>> START DATASET CONTENT

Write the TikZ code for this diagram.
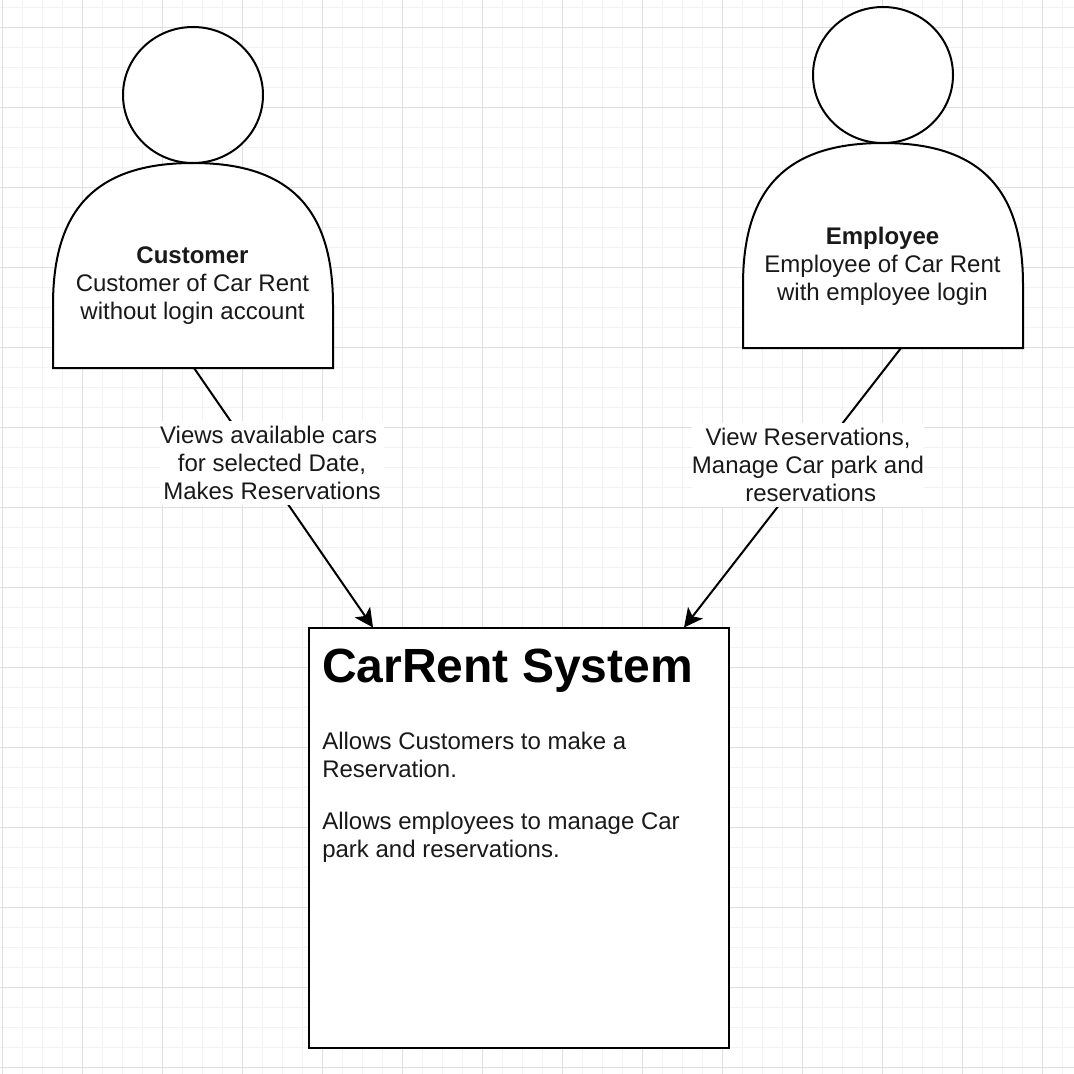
\documentclass[tikz,border=0pt]{standalone}
\usepackage{fontspec}
\setmainfont{Liberation Sans}
\usetikzlibrary{arrows.meta}
\tikzset{
  minorgrid/.style={draw=black!5,line width=0.75pt},
  majorgrid/.style={draw=black!12,line width=0.75pt},
  shapeline/.style={draw=black,fill=white,line width=1.5pt},
  bodytext/.style={inner sep=0pt,align=center,font=\fontsize{18}{21}\selectfont,text=black!90},
  edgelabel/.style={fill=white,inner sep=0pt,align=center,font=\fontsize{18}{21}\selectfont,text=black!90,minimum height=63pt},
  linkarrow/.style={draw=black,line width=1.5pt,-{Stealth[length=14pt,width=14pt,inset=3.5pt]}},
}
\begin{document}
\begin{tikzpicture}[x=0.75pt,y=-0.75pt]
\useasboundingbox (0,0) rectangle (1074,1074);
\fill[white] (0,0) rectangle (1074,1074);
% grid
\foreach \k in {0,...,53}{
  \pgfmathsetmacro{\px}{2.5+20*\k}
  \pgfmathsetmacro{\py}{7.5+20*\k}
  \draw[minorgrid] (\px,0) -- (\px,1074);
  \draw[minorgrid] (0,\py) -- (1074,\py);
}
\foreach \k in {0,...,13}{
  \pgfmathsetmacro{\px}{2.5+80*\k}
  \pgfmathsetmacro{\py}{27.5+80*\k}
  \draw[majorgrid] (\px,0) -- (\px,1074);
  \draw[majorgrid] (0,\py) -- (1074,\py);
}
% connector end points
\coordinate (custOut) at (194,368);
\coordinate (sysInA) at (373,627.5);
\coordinate (empOut) at (901,348);
\coordinate (sysInB) at (684,627.5);
% connectors
\draw[linkarrow] (custOut) -- (sysInA);
\draw[linkarrow] (empOut) -- (sysInB);
% customer
\draw[shapeline] (53,368) -- (53,305) .. controls (53,210) and (95,163) .. (193,163)
  .. controls (291,163) and (333,210) .. (333,305) -- (333,368) -- cycle;
\draw[shapeline] (193,95) ellipse [x radius=70,y radius=68];
\node[bodytext] (customer) at (192.5,286) {\textbf{Customer}\\Customer of Car Rent\\without login account};
% employee
\draw[shapeline] (743,348) -- (743,285) .. controls (743,190) and (785,143) .. (883,143)
  .. controls (981,143) and (1023,190) .. (1023,285) -- (1023,348) -- cycle;
\draw[shapeline] (883,75) ellipse [x radius=70,y radius=68];
\node[bodytext] (employee) at (882.5,266) {\textbf{Employee}\\Employee of Car Rent\\with employee login};
% labels
\node[edgelabel,minimum width=168pt] (labelA) at (272,463) {Views available cars\hspace*{5pt}\\for selected Date,\hspace*{5pt}\\Makes Reservations};
\node[edgelabel,minimum width=174pt] (labelB) at (808,465) {View Reservations,\\Manage Car park and\\\hspace*{4pt}reservations};
% system
\node[shapeline,minimum width=315pt,minimum height=315pt,inner sep=0pt] (system) at (519,838) {};
\node[anchor=base west,inner sep=0pt,font=\fontsize{36}{40}\selectfont\bfseries] (title) at (322,682) {CarRent System};
\node[anchor=north west,inner sep=0pt,align=left,text=black!90,font=\fontsize{18}{21}\selectfont] (desc) at (322,732)
  {Allows Customers to make a\\Reservation.\\[18pt]Allows employees to manage Car\\park and reservations.};
\end{tikzpicture}
\end{document}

>> END DATASET CONTENT

(TASK TO CARRY OUT) Print out the material word for word, omitting the pictures.

(RESPONSE TO THE TASK)
Write the TikZ code for this diagram.
\documentclass[tikz,border=0pt]{standalone}
\usepackage{fontspec}
\setmainfont{Liberation Sans}
\usetikzlibrary{arrows.meta}
\tikzset{
  minorgrid/.style={draw=black!5,line width=0.75pt},
  majorgrid/.style={draw=black!12,line width=0.75pt},
  shapeline/.style={draw=black,fill=white,line width=1.5pt},
  bodytext/.style={inner sep=0pt,align=center,font=\fontsize{18}{21}\selectfont,text=black!90},
  edgelabel/.style={fill=white,inner sep=0pt,align=center,font=\fontsize{18}{21}\selectfont,text=black!90,minimum height=63pt},
  linkarrow/.style={draw=black,line width=1.5pt,-{Stealth[length=14pt,width=14pt,inset=3.5pt]}},
}
\begin{document}
\begin{tikzpicture}[x=0.75pt,y=-0.75pt]
\useasboundingbox (0,0) rectangle (1074,1074);
\fill[white] (0,0) rectangle (1074,1074);
% grid
\foreach \k in {0,...,53}{
  \pgfmathsetmacro{\px}{2.5+20*\k}
  \pgfmathsetmacro{\py}{7.5+20*\k}
  \draw[minorgrid] (\px,0) -- (\px,1074);
  \draw[minorgrid] (0,\py) -- (1074,\py);
}
\foreach \k in {0,...,13}{
  \pgfmathsetmacro{\px}{2.5+80*\k}
  \pgfmathsetmacro{\py}{27.5+80*\k}
  \draw[majorgrid] (\px,0) -- (\px,1074);
  \draw[majorgrid] (0,\py) -- (1074,\py);
}
% connector end points
\coordinate (custOut) at (194,368);
\coordinate (sysInA) at (373,627.5);
\coordinate (empOut) at (901,348);
\coordinate (sysInB) at (684,627.5);
% connectors
\draw[linkarrow] (custOut) -- (sysInA);
\draw[linkarrow] (empOut) -- (sysInB);
% customer
\draw[shapeline] (53,368) -- (53,305) .. controls (53,210) and (95,163) .. (193,163)
  .. controls (291,163) and (333,210) .. (333,305) -- (333,368) -- cycle;
\draw[shapeline] (193,95) ellipse [x radius=70,y radius=68];
\node[bodytext] (customer) at (192.5,286) {\textbf{Customer}\\Customer of Car Rent\\without login account};
% employee
\draw[shapeline] (743,348) -- (743,285) .. controls (743,190) and (785,143) .. (883,143)
  .. controls (981,143) and (1023,190) .. (1023,285) -- (1023,348) -- cycle;
\draw[shapeline] (883,75) ellipse [x radius=70,y radius=68];
\node[bodytext] (employee) at (882.5,266) {\textbf{Employee}\\Employee of Car Rent\\with employee login};
% labels
\node[edgelabel,minimum width=168pt] (labelA) at (272,463) {Views available cars\hspace*{5pt}\\for selected Date,\hspace*{5pt}\\Makes Reservations};
\node[edgelabel,minimum width=174pt] (labelB) at (808,465) {View Reservations,\\Manage Car park and\\\hspace*{4pt}reservations};
% system
\node[shapeline,minimum width=315pt,minimum height=315pt,inner sep=0pt] (system) at (519,838) {};
\node[anchor=base west,inner sep=0pt,font=\fontsize{36}{40}\selectfont\bfseries] (title) at (322,682) {CarRent System};
\node[anchor=north west,inner sep=0pt,align=left,text=black!90,font=\fontsize{18}{21}\selectfont] (desc) at (322,732)
  {Allows Customers to make a\\Reservation.\\[18pt]Allows employees to manage Car\\park and reservations.};
\end{tikzpicture}
\end{document}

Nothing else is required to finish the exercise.